Absolutely agree with the following: Michael Jackson, Renee Zellweger, Olsen twins, Lara Flynn Boyle (though she was cute in her Twin Peaks days…my how she’s fallen); Victoria Beckham; Rosie O’Donnell; Joan Rivers; Paris Hilton; and Sandra Bernhardt (not to be confused with the lovely Sarah Bernhardt).

I would also like to nominate the following, mainly for petty reasons (people who are not overly repulsive, but who bear one or two flaws which interfere with my viewing pleasure:

Reese Witherspoon. Her chin is too big.

Ed Norton. Something about his chin seems too small.

Jennifer Aniston. Her nose is too big.

There are many others, just can’t think of who right now…

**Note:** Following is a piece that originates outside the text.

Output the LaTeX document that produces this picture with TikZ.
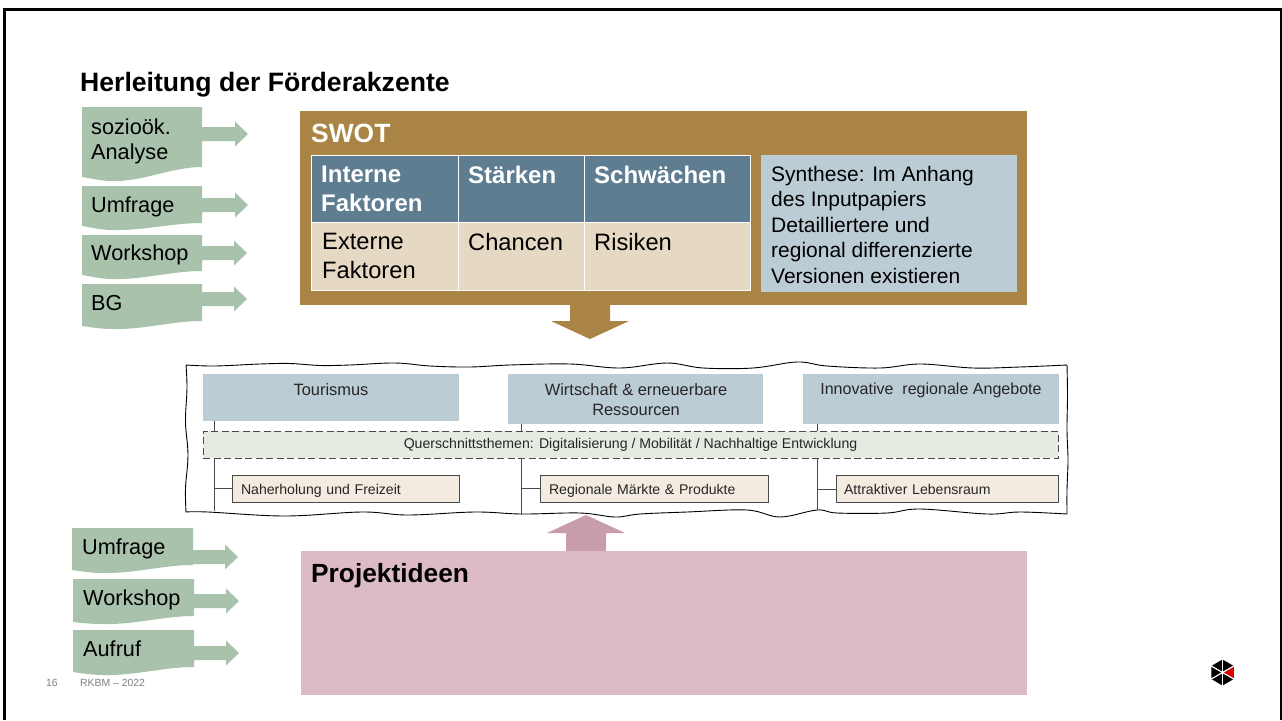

I forgot Jacques Chirac. bleh, brrr, ewww & puke.

So many to choose from, so little time…
Renee Zellwegger, but I do like her (I just don’t think she is even pretty).

Elizabeth Taylor at any time after National Velvet-ugh. Raquel Welch–she is/was sexy?!? No wonder the '70’s were a bad time!

Yoko Ono

Kathy Lee Gifford

Katie Couric–does she mainline perky shit? And she looks horrible as a blonde.

George Clooney–no he is not cute. Same with Jim Carey–yuck city.

Leonardo DiCaprio–and Brad Pitt too–ugh, ugh, ugh.

Donald Trump–words fail me, but I get a sick feeling in my stomach.

That fat black guy who does the weather on one of those morning shows–even with his weight loss…blech.

Madonna–now there is an ugly woman…

There is a name that is eluding me, but I think that may be a good thing for my mental health.

I’m sure there’s more…

Oh, and throw in Howard Stern why we’re here. I just don’t get why women constantly suck up and bare their bodies for him. If you took away that big bulge in his pants (his wallet) none of those women would look cross-eyed at him.

Ron Jerremy, on the off chance he hasn’t already been mentioned.

Cameron Diaz has been mentioned, but I just want to say thet there’s something very disturbing about her eyes. She’d be totally believable as a psychopath serial killer.